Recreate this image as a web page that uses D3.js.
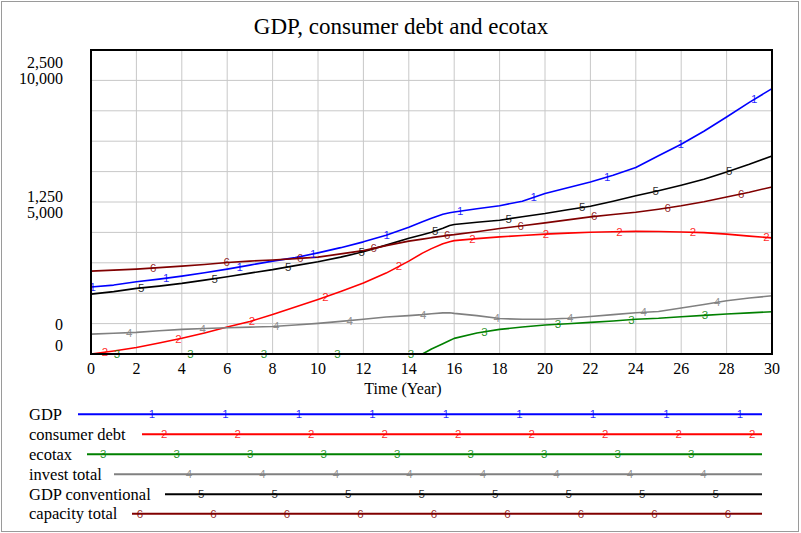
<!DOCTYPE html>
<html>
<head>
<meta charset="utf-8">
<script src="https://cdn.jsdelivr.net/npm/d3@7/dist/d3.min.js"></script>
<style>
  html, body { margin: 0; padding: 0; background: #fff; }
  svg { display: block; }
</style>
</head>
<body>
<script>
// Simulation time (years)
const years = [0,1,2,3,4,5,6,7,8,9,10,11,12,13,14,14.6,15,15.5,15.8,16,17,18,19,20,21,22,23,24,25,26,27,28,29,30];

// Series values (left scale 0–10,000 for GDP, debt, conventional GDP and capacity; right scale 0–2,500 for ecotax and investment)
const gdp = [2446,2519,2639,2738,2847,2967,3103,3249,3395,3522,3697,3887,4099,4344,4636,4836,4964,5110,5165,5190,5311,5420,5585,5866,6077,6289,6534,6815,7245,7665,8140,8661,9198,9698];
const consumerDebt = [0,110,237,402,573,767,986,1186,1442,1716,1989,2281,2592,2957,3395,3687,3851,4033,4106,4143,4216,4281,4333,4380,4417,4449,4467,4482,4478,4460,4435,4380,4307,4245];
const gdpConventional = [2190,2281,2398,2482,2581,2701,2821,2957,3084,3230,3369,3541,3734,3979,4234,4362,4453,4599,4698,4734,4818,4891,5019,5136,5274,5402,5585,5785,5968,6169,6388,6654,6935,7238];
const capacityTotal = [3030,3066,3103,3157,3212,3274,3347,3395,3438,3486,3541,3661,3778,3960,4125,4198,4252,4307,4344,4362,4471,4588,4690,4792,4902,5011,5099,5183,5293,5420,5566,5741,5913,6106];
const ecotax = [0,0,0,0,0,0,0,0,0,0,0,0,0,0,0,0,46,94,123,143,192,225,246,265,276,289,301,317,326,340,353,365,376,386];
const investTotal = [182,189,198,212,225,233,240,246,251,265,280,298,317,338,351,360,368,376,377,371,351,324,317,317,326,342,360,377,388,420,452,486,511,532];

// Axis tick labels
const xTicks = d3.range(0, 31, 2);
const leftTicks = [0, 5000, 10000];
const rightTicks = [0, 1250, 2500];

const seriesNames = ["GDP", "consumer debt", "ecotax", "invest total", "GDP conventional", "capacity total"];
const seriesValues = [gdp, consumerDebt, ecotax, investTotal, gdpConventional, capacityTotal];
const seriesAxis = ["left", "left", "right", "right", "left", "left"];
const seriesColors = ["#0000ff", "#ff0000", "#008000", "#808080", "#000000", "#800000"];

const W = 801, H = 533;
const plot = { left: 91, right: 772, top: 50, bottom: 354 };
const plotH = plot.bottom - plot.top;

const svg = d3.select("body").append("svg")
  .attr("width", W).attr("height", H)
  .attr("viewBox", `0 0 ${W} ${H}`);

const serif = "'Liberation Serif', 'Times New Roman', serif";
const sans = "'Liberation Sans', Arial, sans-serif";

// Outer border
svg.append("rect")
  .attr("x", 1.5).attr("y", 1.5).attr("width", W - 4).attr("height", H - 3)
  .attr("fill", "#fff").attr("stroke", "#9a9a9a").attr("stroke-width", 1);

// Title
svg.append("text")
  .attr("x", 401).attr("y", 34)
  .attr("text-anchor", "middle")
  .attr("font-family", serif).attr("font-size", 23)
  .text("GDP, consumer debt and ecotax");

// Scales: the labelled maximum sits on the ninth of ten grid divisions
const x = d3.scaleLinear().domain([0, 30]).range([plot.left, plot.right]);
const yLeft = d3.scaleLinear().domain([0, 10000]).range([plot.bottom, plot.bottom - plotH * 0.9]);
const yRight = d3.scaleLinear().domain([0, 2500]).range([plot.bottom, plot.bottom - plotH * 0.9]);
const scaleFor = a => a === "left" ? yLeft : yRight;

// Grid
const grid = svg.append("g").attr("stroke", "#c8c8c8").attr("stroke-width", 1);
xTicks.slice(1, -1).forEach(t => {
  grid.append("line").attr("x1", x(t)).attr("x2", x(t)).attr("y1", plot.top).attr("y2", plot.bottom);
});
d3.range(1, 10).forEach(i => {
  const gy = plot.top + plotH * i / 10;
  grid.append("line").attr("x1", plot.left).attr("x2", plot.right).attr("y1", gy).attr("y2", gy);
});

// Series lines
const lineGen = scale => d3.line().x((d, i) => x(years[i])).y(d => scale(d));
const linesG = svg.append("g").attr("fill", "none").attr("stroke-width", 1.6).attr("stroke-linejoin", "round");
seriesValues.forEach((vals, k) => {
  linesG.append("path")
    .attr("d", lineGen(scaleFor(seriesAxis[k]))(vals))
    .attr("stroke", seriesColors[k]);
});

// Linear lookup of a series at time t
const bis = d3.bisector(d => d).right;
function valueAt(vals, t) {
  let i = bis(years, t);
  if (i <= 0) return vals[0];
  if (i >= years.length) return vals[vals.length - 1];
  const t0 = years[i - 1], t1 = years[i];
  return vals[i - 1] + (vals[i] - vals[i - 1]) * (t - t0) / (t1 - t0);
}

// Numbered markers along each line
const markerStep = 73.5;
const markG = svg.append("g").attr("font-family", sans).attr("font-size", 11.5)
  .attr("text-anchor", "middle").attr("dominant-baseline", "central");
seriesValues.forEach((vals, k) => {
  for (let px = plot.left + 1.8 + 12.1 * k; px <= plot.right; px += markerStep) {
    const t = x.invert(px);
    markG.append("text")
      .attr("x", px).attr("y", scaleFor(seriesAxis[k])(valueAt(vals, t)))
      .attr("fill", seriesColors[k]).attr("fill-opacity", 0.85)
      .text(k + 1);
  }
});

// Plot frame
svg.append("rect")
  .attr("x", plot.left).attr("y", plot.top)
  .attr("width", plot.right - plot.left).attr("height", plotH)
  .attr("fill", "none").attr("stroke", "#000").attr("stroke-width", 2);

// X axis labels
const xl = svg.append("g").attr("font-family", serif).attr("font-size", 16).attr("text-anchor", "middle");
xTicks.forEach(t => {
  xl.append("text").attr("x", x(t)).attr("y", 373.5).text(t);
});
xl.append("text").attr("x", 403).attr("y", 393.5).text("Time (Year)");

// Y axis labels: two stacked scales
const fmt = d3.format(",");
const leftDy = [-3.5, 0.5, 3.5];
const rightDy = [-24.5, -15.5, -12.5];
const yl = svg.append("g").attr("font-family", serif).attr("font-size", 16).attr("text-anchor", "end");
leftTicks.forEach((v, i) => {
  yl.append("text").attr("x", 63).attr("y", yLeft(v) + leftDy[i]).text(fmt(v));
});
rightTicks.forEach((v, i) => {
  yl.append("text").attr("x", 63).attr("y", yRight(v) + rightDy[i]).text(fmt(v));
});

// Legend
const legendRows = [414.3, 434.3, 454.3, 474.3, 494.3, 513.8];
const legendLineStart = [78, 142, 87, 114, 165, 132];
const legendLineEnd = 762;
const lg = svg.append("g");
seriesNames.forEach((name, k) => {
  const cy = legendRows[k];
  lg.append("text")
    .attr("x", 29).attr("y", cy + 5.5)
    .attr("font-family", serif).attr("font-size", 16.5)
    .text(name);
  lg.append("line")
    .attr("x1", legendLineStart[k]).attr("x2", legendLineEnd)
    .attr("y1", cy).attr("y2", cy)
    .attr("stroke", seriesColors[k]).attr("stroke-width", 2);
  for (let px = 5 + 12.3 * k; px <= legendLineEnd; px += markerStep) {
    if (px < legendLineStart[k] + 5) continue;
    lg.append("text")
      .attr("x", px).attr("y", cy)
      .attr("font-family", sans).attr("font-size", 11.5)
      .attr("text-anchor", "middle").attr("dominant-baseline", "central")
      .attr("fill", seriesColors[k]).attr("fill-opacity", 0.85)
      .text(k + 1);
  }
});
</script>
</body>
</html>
▬▬▬▬▬▬
| Your instructions |
Repeat all the data as it stands, dropping any images it holds.

| Full answer |
Recreate this image as a web page that uses D3.js.
<!DOCTYPE html>
<html>
<head>
<meta charset="utf-8">
<script src="https://cdn.jsdelivr.net/npm/d3@7/dist/d3.min.js"></script>
<style>
  html, body { margin: 0; padding: 0; background: #fff; }
  svg { display: block; }
</style>
</head>
<body>
<script>
// Simulation time (years)
const years = [0,1,2,3,4,5,6,7,8,9,10,11,12,13,14,14.6,15,15.5,15.8,16,17,18,19,20,21,22,23,24,25,26,27,28,29,30];

// Series values (left scale 0–10,000 for GDP, debt, conventional GDP and capacity; right scale 0–2,500 for ecotax and investment)
const gdp = [2446,2519,2639,2738,2847,2967,3103,3249,3395,3522,3697,3887,4099,4344,4636,4836,4964,5110,5165,5190,5311,5420,5585,5866,6077,6289,6534,6815,7245,7665,8140,8661,9198,9698];
const consumerDebt = [0,110,237,402,573,767,986,1186,1442,1716,1989,2281,2592,2957,3395,3687,3851,4033,4106,4143,4216,4281,4333,4380,4417,4449,4467,4482,4478,4460,4435,4380,4307,4245];
const gdpConventional = [2190,2281,2398,2482,2581,2701,2821,2957,3084,3230,3369,3541,3734,3979,4234,4362,4453,4599,4698,4734,4818,4891,5019,5136,5274,5402,5585,5785,5968,6169,6388,6654,6935,7238];
const capacityTotal = [3030,3066,3103,3157,3212,3274,3347,3395,3438,3486,3541,3661,3778,3960,4125,4198,4252,4307,4344,4362,4471,4588,4690,4792,4902,5011,5099,5183,5293,5420,5566,5741,5913,6106];
const ecotax = [0,0,0,0,0,0,0,0,0,0,0,0,0,0,0,0,46,94,123,143,192,225,246,265,276,289,301,317,326,340,353,365,376,386];
const investTotal = [182,189,198,212,225,233,240,246,251,265,280,298,317,338,351,360,368,376,377,371,351,324,317,317,326,342,360,377,388,420,452,486,511,532];

// Axis tick labels
const xTicks = d3.range(0, 31, 2);
const leftTicks = [0, 5000, 10000];
const rightTicks = [0, 1250, 2500];

const seriesNames = ["GDP", "consumer debt", "ecotax", "invest total", "GDP conventional", "capacity total"];
const seriesValues = [gdp, consumerDebt, ecotax, investTotal, gdpConventional, capacityTotal];
const seriesAxis = ["left", "left", "right", "right", "left", "left"];
const seriesColors = ["#0000ff", "#ff0000", "#008000", "#808080", "#000000", "#800000"];

const W = 801, H = 533;
const plot = { left: 91, right: 772, top: 50, bottom: 354 };
const plotH = plot.bottom - plot.top;

const svg = d3.select("body").append("svg")
  .attr("width", W).attr("height", H)
  .attr("viewBox", `0 0 ${W} ${H}`);

const serif = "'Liberation Serif', 'Times New Roman', serif";
const sans = "'Liberation Sans', Arial, sans-serif";

// Outer border
svg.append("rect")
  .attr("x", 1.5).attr("y", 1.5).attr("width", W - 4).attr("height", H - 3)
  .attr("fill", "#fff").attr("stroke", "#9a9a9a").attr("stroke-width", 1);

// Title
svg.append("text")
  .attr("x", 401).attr("y", 34)
  .attr("text-anchor", "middle")
  .attr("font-family", serif).attr("font-size", 23)
  .text("GDP, consumer debt and ecotax");

// Scales: the labelled maximum sits on the ninth of ten grid divisions
const x = d3.scaleLinear().domain([0, 30]).range([plot.left, plot.right]);
const yLeft = d3.scaleLinear().domain([0, 10000]).range([plot.bottom, plot.bottom - plotH * 0.9]);
const yRight = d3.scaleLinear().domain([0, 2500]).range([plot.bottom, plot.bottom - plotH * 0.9]);
const scaleFor = a => a === "left" ? yLeft : yRight;

// Grid
const grid = svg.append("g").attr("stroke", "#c8c8c8").attr("stroke-width", 1);
xTicks.slice(1, -1).forEach(t => {
  grid.append("line").attr("x1", x(t)).attr("x2", x(t)).attr("y1", plot.top).attr("y2", plot.bottom);
});
d3.range(1, 10).forEach(i => {
  const gy = plot.top + plotH * i / 10;
  grid.append("line").attr("x1", plot.left).attr("x2", plot.right).attr("y1", gy).attr("y2", gy);
});

// Series lines
const lineGen = scale => d3.line().x((d, i) => x(years[i])).y(d => scale(d));
const linesG = svg.append("g").attr("fill", "none").attr("stroke-width", 1.6).attr("stroke-linejoin", "round");
seriesValues.forEach((vals, k) => {
  linesG.append("path")
    .attr("d", lineGen(scaleFor(seriesAxis[k]))(vals))
    .attr("stroke", seriesColors[k]);
});

// Linear lookup of a series at time t
const bis = d3.bisector(d => d).right;
function valueAt(vals, t) {
  let i = bis(years, t);
  if (i <= 0) return vals[0];
  if (i >= years.length) return vals[vals.length - 1];
  const t0 = years[i - 1], t1 = years[i];
  return vals[i - 1] + (vals[i] - vals[i - 1]) * (t - t0) / (t1 - t0);
}

// Numbered markers along each line
const markerStep = 73.5;
const markG = svg.append("g").attr("font-family", sans).attr("font-size", 11.5)
  .attr("text-anchor", "middle").attr("dominant-baseline", "central");
seriesValues.forEach((vals, k) => {
  for (let px = plot.left + 1.8 + 12.1 * k; px <= plot.right; px += markerStep) {
    const t = x.invert(px);
    markG.append("text")
      .attr("x", px).attr("y", scaleFor(seriesAxis[k])(valueAt(vals, t)))
      .attr("fill", seriesColors[k]).attr("fill-opacity", 0.85)
      .text(k + 1);
  }
});

// Plot frame
svg.append("rect")
  .attr("x", plot.left).attr("y", plot.top)
  .attr("width", plot.right - plot.left).attr("height", plotH)
  .attr("fill", "none").attr("stroke", "#000").attr("stroke-width", 2);

// X axis labels
const xl = svg.append("g").attr("font-family", serif).attr("font-size", 16).attr("text-anchor", "middle");
xTicks.forEach(t => {
  xl.append("text").attr("x", x(t)).attr("y", 373.5).text(t);
});
xl.append("text").attr("x", 403).attr("y", 393.5).text("Time (Year)");

// Y axis labels: two stacked scales
const fmt = d3.format(",");
const leftDy = [-3.5, 0.5, 3.5];
const rightDy = [-24.5, -15.5, -12.5];
const yl = svg.append("g").attr("font-family", serif).attr("font-size", 16).attr("text-anchor", "end");
leftTicks.forEach((v, i) => {
  yl.append("text").attr("x", 63).attr("y", yLeft(v) + leftDy[i]).text(fmt(v));
});
rightTicks.forEach((v, i) => {
  yl.append("text").attr("x", 63).attr("y", yRight(v) + rightDy[i]).text(fmt(v));
});

// Legend
const legendRows = [414.3, 434.3, 454.3, 474.3, 494.3, 513.8];
const legendLineStart = [78, 142, 87, 114, 165, 132];
const legendLineEnd = 762;
const lg = svg.append("g");
seriesNames.forEach((name, k) => {
  const cy = legendRows[k];
  lg.append("text")
    .attr("x", 29).attr("y", cy + 5.5)
    .attr("font-family", serif).attr("font-size", 16.5)
    .text(name);
  lg.append("line")
    .attr("x1", legendLineStart[k]).attr("x2", legendLineEnd)
    .attr("y1", cy).attr("y2", cy)
    .attr("stroke", seriesColors[k]).attr("stroke-width", 2);
  for (let px = 5 + 12.3 * k; px <= legendLineEnd; px += markerStep) {
    if (px < legendLineStart[k] + 5) continue;
    lg.append("text")
      .attr("x", px).attr("y", cy)
      .attr("font-family", sans).attr("font-size", 11.5)
      .attr("text-anchor", "middle").attr("dominant-baseline", "central")
      .attr("fill", seriesColors[k]).attr("fill-opacity", 0.85)
      .text(k + 1);
  }
});
</script>
</body>
</html>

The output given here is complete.